Rows start
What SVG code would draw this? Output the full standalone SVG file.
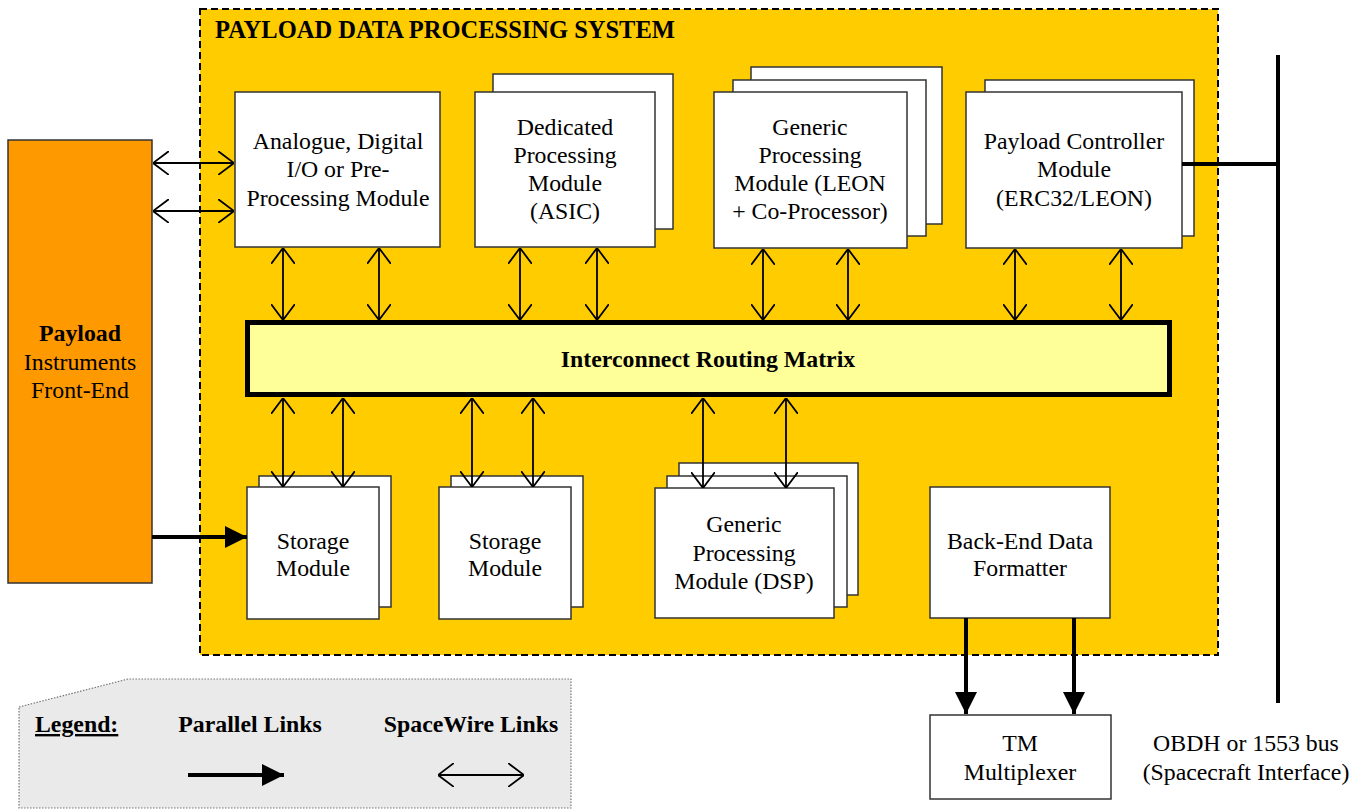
<svg xmlns="http://www.w3.org/2000/svg" width="1369" height="811" viewBox="0 0 1369 811">
<defs>
<style>
text{font-family:"Liberation Serif","Times New Roman",serif;font-size:23.8px;fill:#000}
.c{text-anchor:middle}
.b{font-weight:bold}
.t{font-size:24.5px}
.box{fill:#fff;stroke:#333;stroke-width:1.5}
.sw{stroke:#000;stroke-width:1.8;fill:none;marker-start:url(#open);marker-end:url(#open)}
.pl{stroke:#000;stroke-width:4;fill:none;marker-end:url(#solid)}
</style>
<marker id="open" viewBox="0 0 16 24" refX="16" refY="12" markerWidth="16" markerHeight="24" markerUnits="userSpaceOnUse" orient="auto-start-reverse">
<path d="M0,0 L16,12 L0,24" fill="none" stroke="#000" stroke-width="1.8"/>
</marker>
<marker id="solid" viewBox="0 0 22 22" refX="22" refY="11" markerWidth="22" markerHeight="22" markerUnits="userSpaceOnUse" orient="auto">
<path d="M0,0 L22,11 L0,22 Z" fill="#000"/>
</marker>
</defs>
<rect width="1369" height="811" fill="#fff"/>

<g id="pdps">
<rect x="200" y="9" width="1018" height="646" fill="#FFCC00" stroke="#000" stroke-width="2" stroke-dasharray="7,4"/>
<text x="215" y="38" class="b t">PAYLOAD DATA PROCESSING SYSTEM</text>
</g>

<g id="payload">
<rect x="8" y="140" width="144" height="443" fill="#FF9900" stroke="#333" stroke-width="1.5"/>
<text x="80" y="341" class="c b">Payload</text>
<text x="80" y="370" class="c">Instruments</text>
<text x="80" y="398" class="c">Front-End</text>
</g>

<g id="analogue">
<rect x="235" y="92" width="205" height="155" class="box"/>
<text x="338" y="149" class="c">Analogue, Digital</text>
<text x="338" y="177" class="c">I/O or Pre-</text>
<text x="338" y="206" class="c">Processing Module</text>
</g>

<g id="dedicated">
<rect x="493" y="74" width="180" height="155" class="box"/>
<rect x="475" y="92" width="180" height="155" class="box"/>
<text x="565" y="135" class="c">Dedicated</text>
<text x="565" y="163" class="c">Processing</text>
<text x="565" y="191" class="c">Module</text>
<text x="565" y="219" class="c">(ASIC)</text>
</g>

<g id="generic-leon">
<rect x="751" y="67" width="191" height="157" class="box"/>
<rect x="733" y="80" width="193" height="156" class="box"/>
<rect x="714" y="92" width="193" height="156" class="box"/>
<text x="810" y="135" class="c">Generic</text>
<text x="810" y="163" class="c">Processing</text>
<text x="810" y="191" class="c">Module (LEON</text>
<text x="810" y="219" class="c">+ Co-Processor)</text>
</g>

<g id="controller">
<rect x="985" y="80" width="209" height="156" class="box"/>
<rect x="966" y="92" width="216" height="156" class="box"/>
<text x="1074" y="149" class="c">Payload Controller</text>
<text x="1074" y="177" class="c">Module</text>
<text x="1074" y="206" class="c">(ERC32/LEON)</text>
</g>

<g id="matrix">
<rect x="247.5" y="322.5" width="922" height="72" fill="#FFFF99" stroke="#000" stroke-width="5"/>
<text x="708" y="367" class="c b">Interconnect Routing Matrix</text>
</g>

<g id="storage1">
<rect x="259" y="476" width="132" height="131" class="box"/>
<rect x="247" y="487" width="132" height="132" class="box"/>
<text x="313" y="549" class="c">Storage</text>
<text x="313" y="576" class="c">Module</text>
</g>

<g id="storage2">
<rect x="451" y="476" width="132" height="131" class="box"/>
<rect x="439" y="487" width="132" height="132" class="box"/>
<text x="505" y="549" class="c">Storage</text>
<text x="505" y="576" class="c">Module</text>
</g>

<g id="generic-dsp">
<rect x="679" y="463" width="179" height="132" class="box"/>
<rect x="667" y="476" width="180" height="131" class="box"/>
<rect x="655" y="488" width="179" height="130" class="box"/>
<text x="744" y="532" class="c">Generic</text>
<text x="744" y="561" class="c">Processing</text>
<text x="744" y="589" class="c">Module (DSP)</text>
</g>

<g id="formatter">
<rect x="930" y="487" width="180" height="131" class="box"/>
<text x="1020" y="549" class="c">Back-End Data</text>
<text x="1020" y="576" class="c">Formatter</text>
</g>

<g id="tm">
<rect x="930" y="715" width="181" height="84" class="box"/>
<text x="1020" y="751" class="c">TM</text>
<text x="1020" y="780" class="c">Multiplexer</text>
</g>

<g id="bus">
<line x1="1278" y1="55" x2="1278" y2="703" stroke="#000" stroke-width="4"/>
<text x="1246" y="751" class="c">OBDH or 1553 bus</text>
<text x="1246" y="780" class="c">(Spacecraft Interface)</text>
</g>

<g id="connectors">
<line x1="153" y1="163" x2="234" y2="163" class="sw"/>
<line x1="153" y1="211" x2="234" y2="211" class="sw"/>
<line x1="152" y1="537" x2="247" y2="537" class="pl"/>
<line x1="1182" y1="164" x2="1278" y2="164" stroke="#000" stroke-width="4"/>

<line x1="283" y1="248" x2="283" y2="320" class="sw"/>
<line x1="379" y1="248" x2="379" y2="320" class="sw"/>
<line x1="520" y1="248" x2="520" y2="320" class="sw"/>
<line x1="597" y1="248" x2="597" y2="320" class="sw"/>
<line x1="763" y1="249" x2="763" y2="320" class="sw"/>
<line x1="848" y1="249" x2="848" y2="320" class="sw"/>
<line x1="1015" y1="249" x2="1015" y2="320" class="sw"/>
<line x1="1121" y1="249" x2="1121" y2="320" class="sw"/>

<line x1="283" y1="398" x2="283" y2="487" class="sw"/>
<line x1="343" y1="398" x2="343" y2="487" class="sw"/>
<line x1="472" y1="398" x2="472" y2="487" class="sw"/>
<line x1="533" y1="398" x2="533" y2="487" class="sw"/>
<line x1="703" y1="398" x2="703" y2="488" class="sw"/>
<line x1="786" y1="398" x2="786" y2="488" class="sw"/>

<line x1="966" y1="618" x2="966" y2="714" class="pl"/>
<line x1="1074" y1="618" x2="1074" y2="714" class="pl"/>
</g>

<g id="legend">
<path d="M19,707 L128,679 L571,679 L571,808 L19,808 Z" fill="#EAEAEA" stroke="#777" stroke-width="1.2" stroke-dasharray="1.5,1.5"/>
<text x="35" y="732" class="b" text-decoration="underline">Legend:</text>
<text x="250" y="732" class="c b">Parallel Links</text>
<text x="471" y="732" class="c b">SpaceWire Links</text>
<line x1="188" y1="775" x2="284" y2="775" class="pl"/>
<line x1="438" y1="775" x2="524" y2="775" class="sw"/>
</g>
</svg>
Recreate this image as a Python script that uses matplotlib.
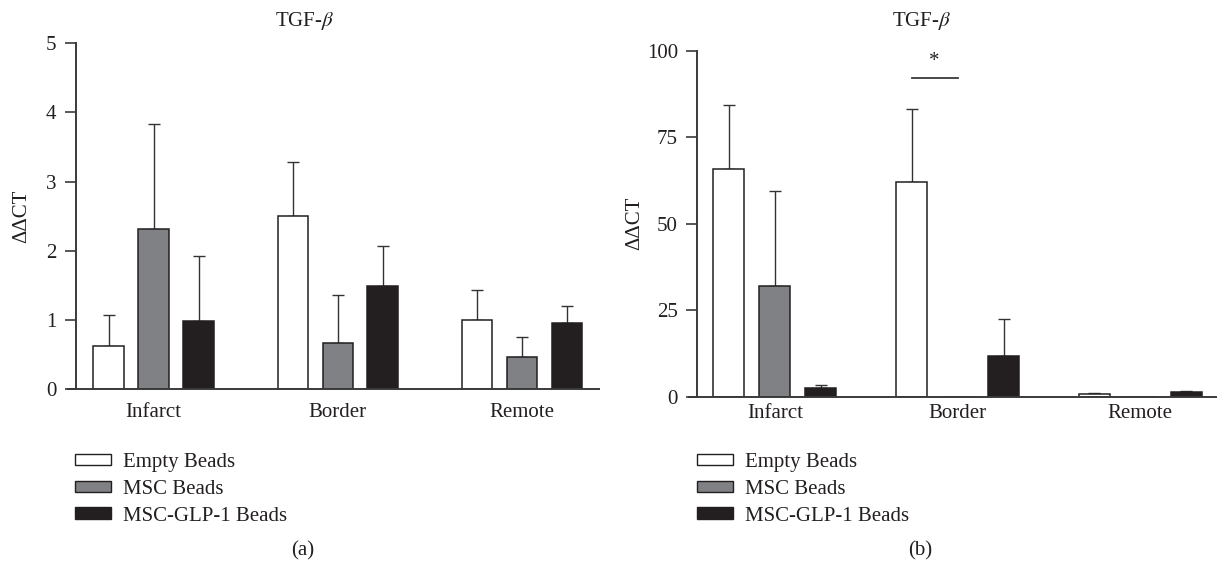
import numpy as np
import matplotlib
matplotlib.use("Agg")
import matplotlib.pyplot as plt
from matplotlib.patches import Patch

plt.rcParams['font.family'] = ['Liberation Serif', 'DejaVu Serif']
plt.rcParams['mathtext.fontset'] = 'stix'

# data
regions = ['Infarct', 'Border', 'Remote']
groups = ['Empty Beads', 'MSC Beads', 'MSC-GLP-1 Beads']

# panel (a)
a_empty = [0.62, 2.51, 1.00]
a_empty_err = [0.46, 0.78, 0.44]
a_msc = [2.31, 0.665, 0.47]
a_msc_err = [1.53, 0.70, 0.28]
a_glp = [0.98, 1.49, 0.96]
a_glp_err = [0.95, 0.58, 0.24]

# panel (b)
b_empty = [65.7, 62.1, 0.8]
b_empty_err = [18.6, 21.1, 0.2]
b_msc = [32.0, 0.0, 0.0]
b_msc_err = [27.4, 0.0, 0.0]
b_glp = [2.4, 11.75, 1.35]
b_glp_err = [1.0, 10.8, 0.25]

colors = ['white', '#808184', '#231f20']
ink = '#231f20'
fs = 15
W, H = 1218, 562

fig = plt.figure(figsize=(W / 100, H / 100), dpi=100)


def px_axes(x0, x1, ytop, ybot):
    return fig.add_axes([x0 / W, 1 - ybot / H, (x1 - x0) / W, (ybot - ytop) / H])


def panel(ax, vals, errs, xlim, spine_x, width, offset, ymax, yticks, xpad):
    x = np.arange(len(regions))
    for k, (v, e) in enumerate(zip(vals, errs)):
        xs = x + (k - 1) * offset
        ax.bar(xs, v, width=width, color=colors[k], edgecolor=ink, linewidth=1.1, zorder=2)
        show = np.array(e) > 0
        ax.errorbar(xs[show], np.array(v)[show], yerr=[np.zeros(show.sum()), np.array(e)[show]],
                    fmt='none', ecolor='#333333', elinewidth=1.0, capsize=4, capthick=1.0, zorder=1)
    ax.set_xlim(*xlim)
    ax.set_ylim(0, ymax)
    ax.set_yticks(yticks)
    ax.set_xticks(x)
    ax.set_xticklabels(regions)
    ax.spines['top'].set_visible(False)
    ax.spines['right'].set_visible(False)
    ax.spines['left'].set_position(('data', spine_x))
    for s in ('left', 'bottom'):
        ax.spines[s].set_color('#3a3a3a')
        ax.spines[s].set_linewidth(1.4)
    ax.tick_params(axis='y', length=8, width=1.2, color='#3a3a3a', pad=6,
                   labelsize=fs, labelcolor=ink)
    ax.tick_params(axis='x', length=0, pad=xpad, labelsize=fs, labelcolor=ink)
    ax.set_ylabel('ΔΔCT', fontsize=fs, color=ink)


handles = [Patch(facecolor=c, edgecolor=ink, linewidth=1.0) for c in colors]

# (a)
ax1 = px_axes(68, 599, 43.3, 389.3)
panel(ax1, [a_empty, a_msc, a_glp], [a_empty_err, a_msc_err, a_glp_err],
      (-0.4647, 2.418), -0.421, 0.166, 0.244, 5, [0, 1, 2, 3, 4, 5], 10)
ax1.yaxis.set_label_coords(-0.07, 0.5)

# (b)
ax2 = px_axes(689, 1216, 50.7, 396.7)
panel(ax2, [b_empty, b_msc, b_glp], [b_empty_err, b_msc_err, b_glp_err],
      (-0.471, 2.416), -0.4247, 0.17, 0.252, 100, [0, 25, 50, 75, 100], 5)
ax2.yaxis.set_label_coords(-0.084, 0.5)

# significance bar between Empty and MSC at Border
ax2.plot([1 - 0.252, 1.0], [92.2, 92.2], color='#3a3a3a', lw=1.3, clip_on=False)
ax2.text(1 - 0.126, 94.0, '*', ha='center', va='bottom', fontsize=fs, color=ink)

for cx, title, lab, lx in [(305, 'TGF-$\\beta$', '(a)', 75), (922, 'TGF-$\\beta$', '(b)', 697)]:
    fig.text(cx / W, 1 - 21 / H, title, ha='center', va='center', fontsize=fs, color=ink)
    fig.text((cx - 2) / W, 1 - 551 / H, lab, ha='center', va='center', fontsize=fs, color=ink)
    fig.legend(handles, groups, loc='upper left', bbox_to_anchor=(lx / W, 1 - 453 / H),
               frameon=False, fontsize=fs, handlelength=1.73, handleheight=0.48,
               handletextpad=0.58, labelspacing=0.375, borderpad=0, borderaxespad=0,
               labelcolor=ink)

fig.savefig('out.png', dpi=100)
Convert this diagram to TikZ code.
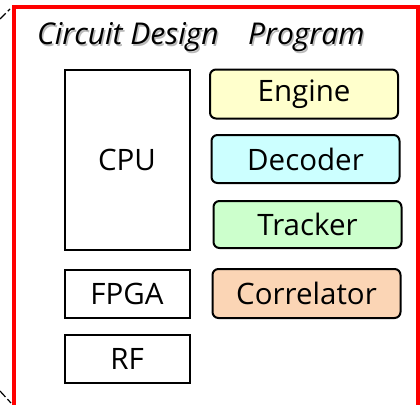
\documentclass[tikz,border=0pt]{standalone}
\usepackage{fontspec}
\setmainfont{Open Sans}
\begin{document}
\begin{tikzpicture}[x=1pt,y=-1pt,
  blockbox/.style={draw=black,line width=2pt,inner sep=0pt,font=\fontsize{29.5}{34}\selectfont},
  progbox/.style={blockbox,rounded corners=6pt},
  heading/.style={font=\fontsize{30}{36}\selectfont\itshape,anchor=base west,inner sep=0pt},
  headshadow/.style={heading,text=black!45,opacity=0.6}]
\useasboundingbox (0,0) rectangle (420,404);
\definecolor{engfill}{HTML}{FFFFCC}
\definecolor{decfill}{HTML}{CCFFFF}
\definecolor{trkfill}{HTML}{CCFFCC}
\definecolor{corfill}{HTML}{FBD5B5}

% outer red frame, running off the bottom edge
\draw[red,line width=3.5pt] (14,412) -- (14,7) -- (418,7) -- (418,412);

% small corner ticks on the left
\coordinate (tlA) at (0,19);
\coordinate (tlB) at (10,9);
\coordinate (blA) at (0,391);
\coordinate (blB) at (11,403);
\draw[line width=1.2pt,dash pattern=on 8pt off 3pt] (tlA) -- (tlB);
\draw[line width=1.2pt,dash pattern=on 8pt off 3pt] (blA) -- (blB);

% headings with a soft drop shadow
\node[headshadow] (h1s) at (38.5,46.5) {Circuit Design};
\node[headshadow] (h2s) at (249.5,46.5) {Program};
\node[heading] (h1) at (37,45) {Circuit Design};
\node[heading] (h2) at (248,45) {Program};

% hardware column
\node[blockbox,minimum width=125pt,minimum height=180pt] (cpu) at (127,160) {CPU};
\node[blockbox,minimum width=125pt,minimum height=48pt] (fpga) at (127,294) {\raisebox{-2pt}{FPGA}};
\node[blockbox,minimum width=125pt,minimum height=48pt] (rf) at (127,359) {\raisebox{-2pt}{RF}};

% program column
\node[progbox,fill=engfill,minimum width=188pt,minimum height=49pt] (engine) at (304,94) {\raisebox{-2pt}{Engine}};
\node[progbox,fill=decfill,minimum width=188pt,minimum height=48pt] (decoder) at (305.5,159) {\raisebox{-2pt}{Decoder}};
\node[progbox,fill=trkfill,minimum width=188pt,minimum height=47pt] (tracker) at (307.5,224.5) {\raisebox{-2pt}{Tracker}};
\node[progbox,fill=corfill,minimum width=188pt,minimum height=49pt] (correlator) at (306.5,293.5) {\raisebox{-2pt}{Correlator}};
\end{tikzpicture}
\end{document}
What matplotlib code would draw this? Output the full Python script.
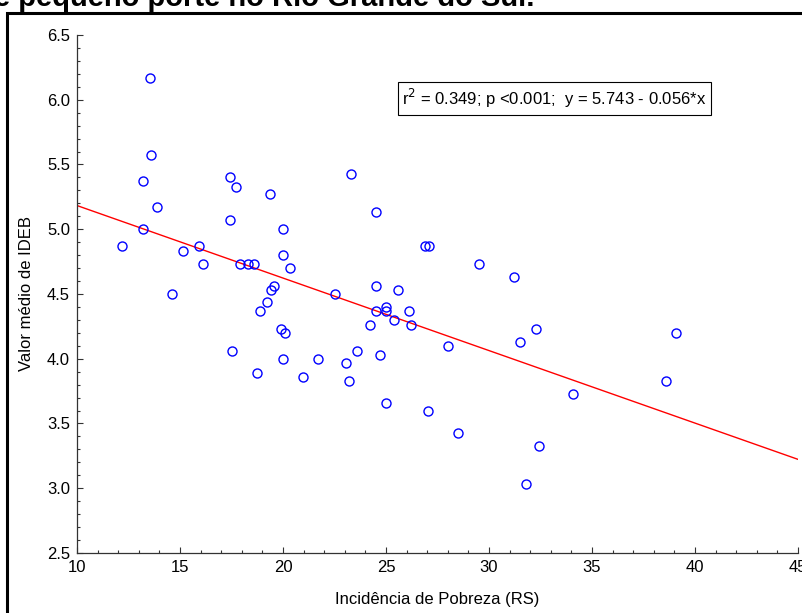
Rows end
■ Stated goal
Every line of the records that includes the word "What" should be gathered.

■ Task response
What SVG code would draw this? Output the full standalone SVG file.
What matplotlib code would draw this? Output the full Python script.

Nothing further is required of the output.